Great Neck North's Alexis Namdar takes her team to a...

Great Neck North's Alexis Namdar takes her team to a first place finish in the distance medley relay at the Massapequa Under the Lights track and field Invitational at Massapequa on Friday, May 12, 2017. Credit: Patrick E. McCarthy

Not only are the girls on the Great Neck North distance medley relay team fast runners, but they’re quick learners, too. Sometimes, victory in track and field is as much about adaptation as it is talent — and the foursome of Netta Mualem, Gabriella Burgos, Vera Cho and Alexis Namdar showed both at the Massapequa ‘Under the Lights’ meet at Massapequa High School Friday afternoon.

Both Mualem and Burgos ran relatively new distances, Mualem leading off with the 1,200-meter leg and Burgos following with the 400. Both kept the squad in contention and allowed Cho and Namdar to speed toward a 13 minute, 59.95 second finish.

“I’ve never really run a 1,200 before, so I was just trying to figure out how to run it,” Mualem, normally a 3,000 and 800-meter runner, said. “But, I felt good during the race . . . It’s a different style of running. You have to get used to shorter distance. I had to start out a little faster and try to get as far as I could.”

After putting her team in the lead, Mualem handed off to Burgos who, after spending most of her high school career as a distance runner, is finishing up her senior spring season running 400s. “For me, it’s about building up speed and maintaining it,” Burgos said of the biggest challenge to running the new length. “I’m used to having a lot of distance to be able to roll up to the speed and finish strong.”

Burgos said it took her approximately a month to get the hang of that kind of speed. But, by Friday, she had it down pat. “Off the turn, I think I picked it up pretty well, and I had a strong finish,” Burgos said.

The final two legs saw a mad dash to the finish, with Namdar taking the lead early in her 1,600 anchor leg and holding on.

A dominant leadoff leg by Aidan Healy led St. John the Baptist to a runaway victory in the boys distance medley relay.

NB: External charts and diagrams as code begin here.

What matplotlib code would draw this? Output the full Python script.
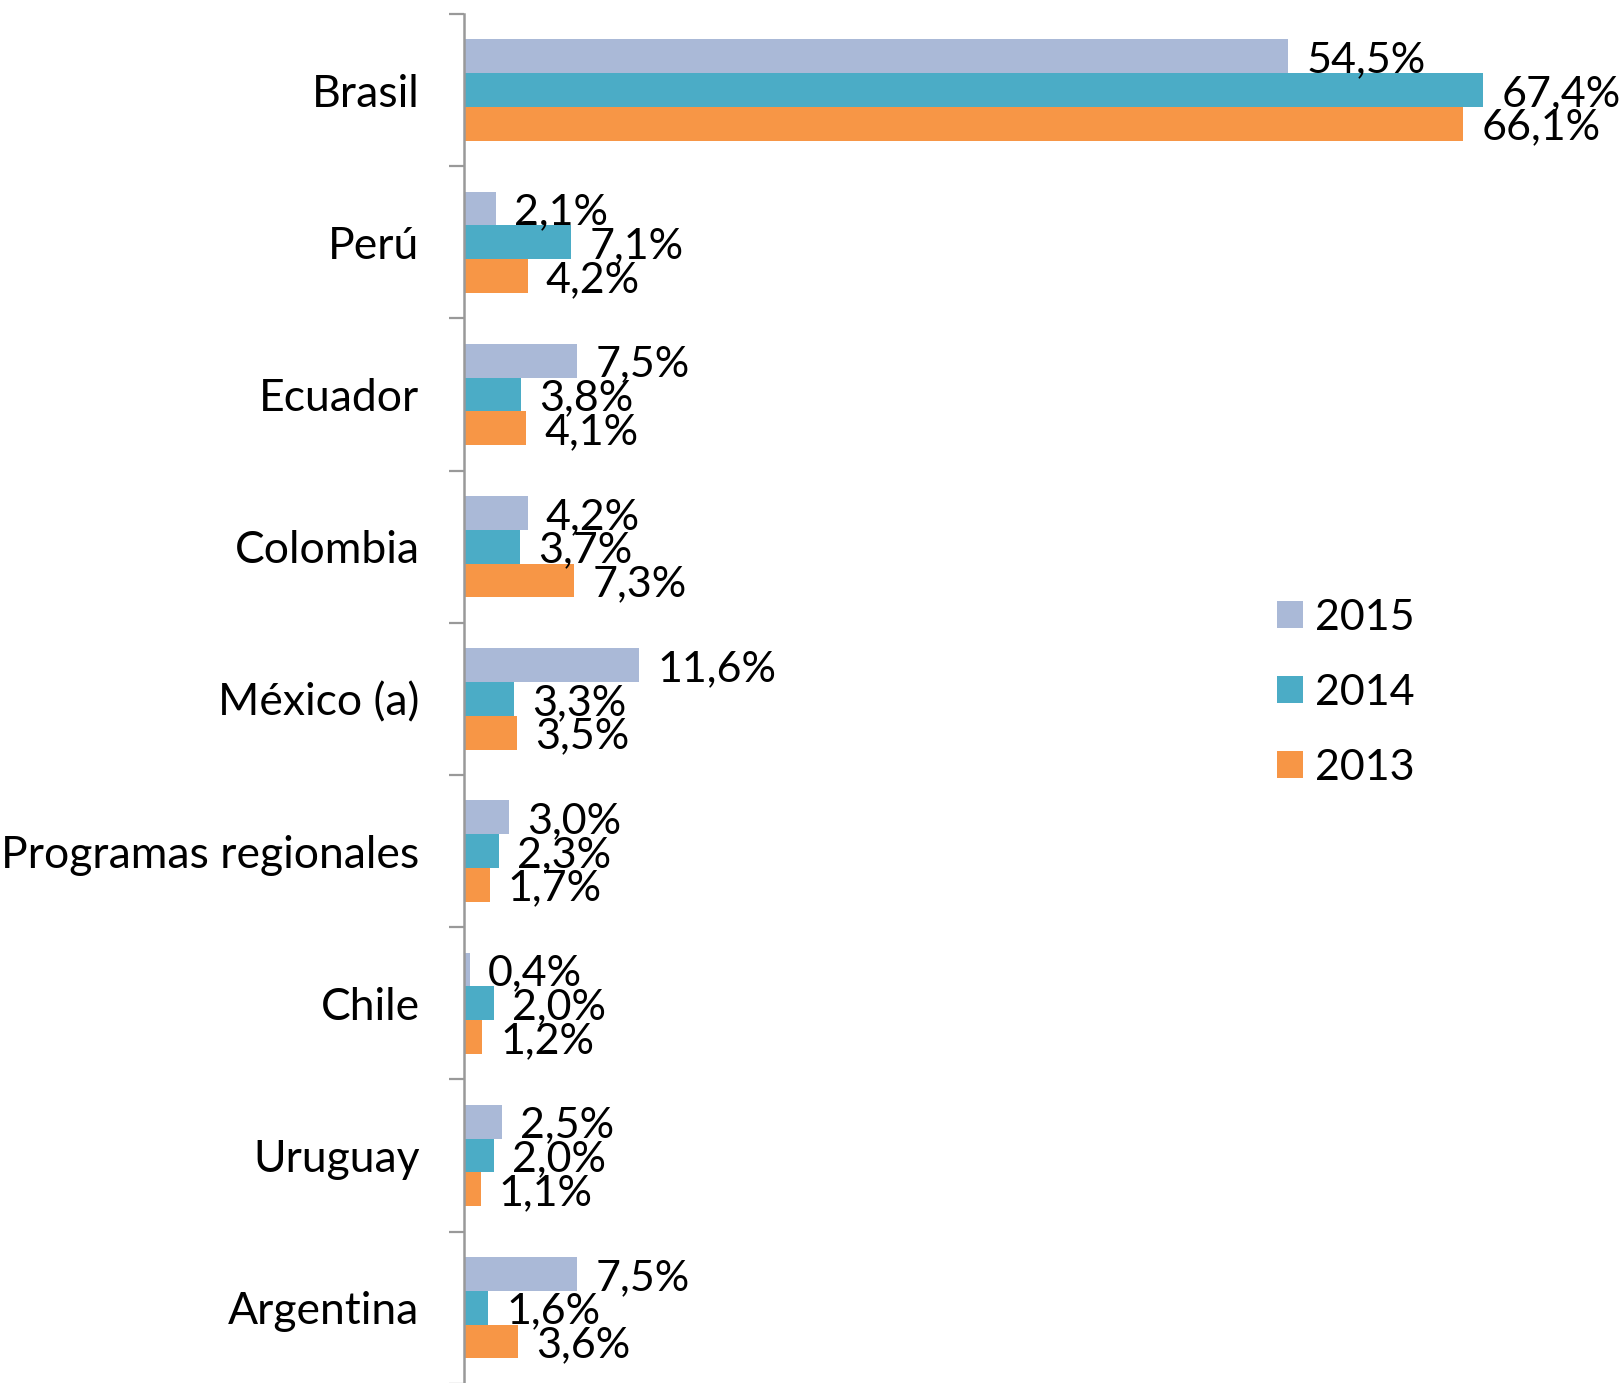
import numpy as np
import matplotlib
matplotlib.use('Agg')
import matplotlib.pyplot as plt
from matplotlib.patches import Patch

plt.rcParams['font.family'] = ['Lato', 'DejaVu Sans']

paises = ['Brasil', 'Perú', 'Ecuador', 'Colombia', 'México (a)',
          'Programas regionales', 'Chile', 'Uruguay', 'Argentina']
anios = ['2015', '2014', '2013']
v2015 = [54.5, 2.1, 7.5, 4.2, 11.6, 3.0, 0.4, 2.5, 7.5]
v2014 = [67.4, 7.1, 3.8, 3.7, 3.3, 2.3, 2.0, 2.0, 1.6]
v2013 = [66.1, 4.2, 4.1, 7.3, 3.5, 1.7, 1.2, 1.1, 3.6]
colores = ['#AAB9D7', '#4BACC6', '#F79646']

W, H = 1623, 1383
paso = 152.2  # pixeles por categoria
fig = plt.figure(figsize=(W / 100, H / 100), dpi=100)
ax = fig.add_axes([464 / W, (H - 14 - 9 * paso) / H, 1 - 464 / W, 9 * paso / H])

y = np.arange(len(paises))
bar_h = 0.222
series = [v2015, v2014, v2013]
for i, (vals, col) in enumerate(zip(series, colores)):
    pos = y + (i - 1) * bar_h
    ax.barh(pos, vals, height=bar_h, color=col, edgecolor='none')
    for p, v in zip(pos, vals):
        ax.text(v + 1.2, p + 0.025, f'{v:.1f}%'.replace('.', ','), va='center', ha='left',
                fontsize=31, color='black')

ax.set_xlim(0, (W - 464) / 15.12)
ax.set_ylim(len(paises) - 0.5, -0.5)
ax.set_yticks(y)
ax.set_yticklabels(paises, fontsize=32)
ax.set_yticks(np.arange(len(paises) + 1) - 0.5, minor=True)
ax.tick_params(axis='y', which='major', length=0, pad=32)
ax.tick_params(axis='y', which='minor', length=11, width=1.6, color='#999999')
ax.set_xticks([])
for s in ['top', 'right', 'bottom']:
    ax.spines[s].set_visible(False)
ax.spines['left'].set_color('#999999')
ax.spines['left'].set_linewidth(1.8)

handles = [Patch(facecolor=c, edgecolor='none', label=a) for c, a in zip(colores, anios)]
leg = fig.legend(handles=handles, loc='upper left', bbox_to_anchor=(1238 / W, 1 - 560 / H),
                 frameon=False, fontsize=31, handlelength=0.6, handleheight=0.6,
                 handletextpad=0.28, labelspacing=0.86)

fig.savefig('out.png', dpi=100)
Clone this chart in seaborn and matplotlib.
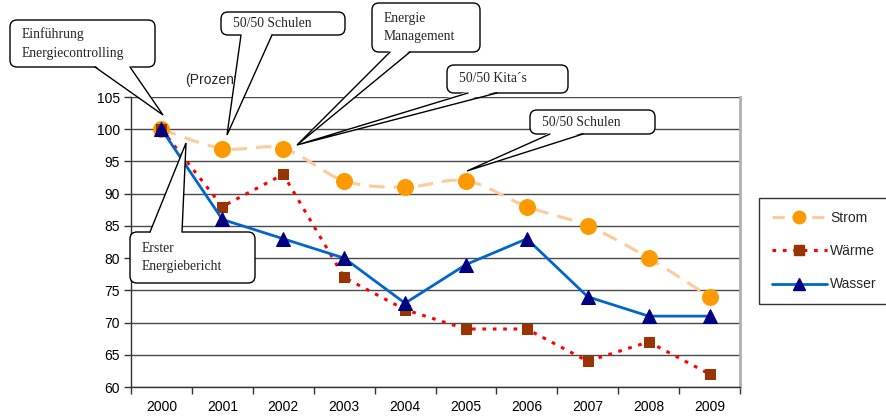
import numpy as np
import pandas as pd
import matplotlib
matplotlib.use("Agg")
import matplotlib.pyplot as plt
import seaborn as sns
from matplotlib.lines import Line2D
from matplotlib.patches import FancyBboxPatch, Polygon

years = [2000, 2001, 2002, 2003, 2004, 2005, 2006, 2007, 2008, 2009]
strom = [100, 97, 97, 92, 91, 92, 88, 85, 80, 74]
waerme = [100, 88, 93, 77, 72, 69, 69, 64, 67, 62]
wasser = [100, 86, 83, 80, 73, 79, 83, 74, 71, 71]
y_ticks = [60, 65, 70, 75, 80, 85, 90, 95, 100, 105]

sns.set_theme(style="white")
plt.rcParams["font.family"] = ["Liberation Sans", "DejaVu Sans"]

W, H = 887, 419
fig = plt.figure(figsize=(W / 100, H / 100), dpi=100)
fig.patch.set_facecolor("white")

def fx(px):
    return px / W

def fy(py):
    return 1 - py / H

ax = fig.add_axes([fx(131), fy(387), fx(740) - fx(131), fy(97) - fy(387)])
ax.set_facecolor("white")


def smooth(xs, ys, n=30):
    # Bezier smoothing through points (spreadsheet-style smoothed line)
    xs = np.asarray(xs, float)
    ys = np.asarray(ys, float)
    px, py = [], []
    for i in range(len(xs) - 1):
        p0 = np.array([xs[max(i - 1, 0)], ys[max(i - 1, 0)]])
        p1 = np.array([xs[i], ys[i]])
        p2 = np.array([xs[i + 1], ys[i + 1]])
        p3 = np.array([xs[min(i + 2, len(xs) - 1)], ys[min(i + 2, len(xs) - 1)]])
        c1 = p1 + (p2 - p0) / 6
        c2 = p2 - (p3 - p1) / 6
        t = np.linspace(0, 1, n)[:, None]
        pts = ((1 - t) ** 3) * p1 + 3 * ((1 - t) ** 2) * t * c1 + 3 * (1 - t) * t ** 2 * c2 + t ** 3 * p2
        px.extend(pts[:, 0])
        py.extend(pts[:, 1])
    return np.array(px), np.array(py)


ax.set_xlim(1999.5, 2009.5)
ax.set_ylim(60, 105)

# grid lines
for v in y_ticks:
    ax.axhline(v, color="#4a4a4a", lw=1.0, zorder=1)

# Strom: smoothed dashed line with circle markers
sx, sy = smooth(years, strom)
ax.plot(sx, sy, color="#FDCB9B", lw=2.2, dashes=(5, 3), zorder=3)
sns.scatterplot(x=years, y=strom, ax=ax, color="#FF9900", s=150, marker="o",
                edgecolor="#FF9900", linewidth=0, zorder=4)

# Wärme: dotted red line with brown square markers
sns.lineplot(x=years, y=waerme, ax=ax, color="#FF0000", lw=2.2, dashes=False,
             linestyle=(0, (1.2, 2.2)), marker="s", markersize=7,
             markerfacecolor="#993300", markeredgecolor="#993300", zorder=5)

# Wasser: solid blue line with navy triangles
sns.lineplot(x=years, y=wasser, ax=ax, color="#0066CC", lw=2.0,
             marker="^", markersize=10,
             markerfacecolor="#000080", markeredgecolor="#000080", zorder=6)

# axes styling
ax.spines["top"].set_visible(False)
ax.spines["right"].set_color("#b0b0b0")
ax.spines["right"].set_linewidth(2)
ax.spines["left"].set_color("#333333")
ax.spines["bottom"].set_color("#333333")
ax.spines["left"].set_linewidth(1)
ax.spines["bottom"].set_linewidth(1)

ax.set_yticks(y_ticks)
ax.set_yticklabels([str(v) for v in y_ticks], fontsize=10, color="black")
ax.tick_params(axis="y", direction="out", length=5, width=1, color="#333333", left=True, pad=3)

ax.set_xticks(years)
ax.set_xticklabels([str(y) for y in years], fontsize=10, color="black")
ax.set_xticks([y - 0.5 for y in years] + [2009.5], minor=True)
ax.tick_params(axis="x", which="major", length=0, pad=9)
ax.tick_params(axis="x", which="minor", direction="out", length=5, width=1, color="#333333", bottom=True)
ax.set_xlabel("")
ax.set_ylabel("")

fig.text(fx(185), fy(80), "(Prozent)", fontsize=10, va="center", ha="left")

# legend
handles = [
    Line2D([], [], color="#FDCB9B", lw=2.2, dashes=(4, 2.5), marker="o", markersize=9,
           markerfacecolor="#FF9900", markeredgecolor="#FF9900"),
    Line2D([], [], color="#FF0000", lw=2.2, linestyle=(0, (1.2, 2.2)), marker="s", markersize=7,
           markerfacecolor="#993300", markeredgecolor="#993300"),
    Line2D([], [], color="#0066CC", lw=2.0, marker="^", markersize=9,
           markerfacecolor="#000080", markeredgecolor="#000080"),
]
leg = fig.legend(handles, ["Strom", "Wärme", "Wasser"], loc="center",
                 bbox_to_anchor=(fx(824), fy(251)), fontsize=10, frameon=True,
                 fancybox=False, edgecolor="black", handlelength=4, handletextpad=0.2,
                 labelspacing=1.4, borderpad=0.9, borderaxespad=0)
leg.get_frame().set_linewidth(1)

# callout overlay in pixel coordinates
ov = fig.add_axes([0, 0, 1, 1], zorder=10)
ov.set_xlim(0, W)
ov.set_ylim(H, 0)
ov.axis("off")
ov.patch.set_alpha(0)

callouts = [
    # text, box (x0, y0, x1, y1), wedge base points, tip
    ("Einführung\nEnergiecontrolling", (10, 20, 155, 67), ((95, 67), (130, 67)), (163, 115)),
    ("50/50 Schulen", (221, 12, 345, 35), ((241, 35), (272, 35)), (227, 135)),
    ("Energie\nManagement", (372, 3, 480, 52), ((390, 52), (410, 52)), (297, 145)),
    ("50/50 Kita´s", (447, 65, 568, 93), ((468, 93), (497, 93)), (297, 145)),
    ("50/50 Schulen", (530, 110, 655, 134), ((550, 134), (583, 134)), (467, 171)),
    ("Erster\nEnergiebericht", (130, 232, 255, 283), ((150, 232), (182, 232)), (186, 143)),
]

for i, (txt, (x0, y0, x1, y1), (b1, b2), tip) in enumerate(callouts):
    z = 20 + i * 3
    box = FancyBboxPatch((x0, y0), x1 - x0, y1 - y0,
                         boxstyle="round,pad=0,rounding_size=7",
                         facecolor="white", edgecolor="black", lw=1.0, zorder=z)
    ov.add_patch(box)
    inward = 1.5 if b1[1] == y1 else -1.5
    wedge = Polygon([(b1[0], b1[1] - inward), tip, (b2[0], b2[1] - inward)],
                    closed=True, facecolor="white", edgecolor="none", zorder=z + 1)
    ov.add_patch(wedge)
    ov.plot([b1[0], tip[0], b2[0]], [b1[1], tip[1], b2[1]], color="black", lw=1.0,
            zorder=z + 1, solid_joinstyle="miter")
    ov.text(x0 + 12, (y0 + y1) / 2, txt, fontsize=9.8, family=["Liberation Serif", "DejaVu Serif"],
            va="center", ha="left", linespacing=1.55, zorder=z + 2)

fig.savefig("out.png", dpi=100, facecolor="white")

Healy, along with Derrick Magwood, Kyle McCormack and Thomas Roulette, won in 11:00.53, more than thirty seconds faster than the field.

“I tried to start out pretty fast and then hold a good pace, just about 60 [seconds per lap],” Healy said. “Then, I tried to kick for the last lap and a half . . . The second I didn’t hear anyone’s footsteps behind me, I knew I had a pretty big lead.”

The group used the DMR, in part, to ramp up for next weekend’s CHSAA championships. Those championships are something that many on the current squad have been looking forward to since last spring, when St. John the Baptist was awarded the team title, only to have it taken away from them less than an hour later when a scorers error revealed that St. Anthony’s had won by a fraction of a point.

“This is just the beginning,” Magwood, who will run the 400 at the league championships next week, said. “I just want to win to make up for last year.”

In the field, Valley Stream North’s Tyler John won both the boys long jump (21 feet, 11 inches) and triple jump (44-0). St. Anthony’s Jason Wright won the shot put, tossing 48-3 and Massapequa’s Brittney Membreno won the girls discus with a toss of 115-6.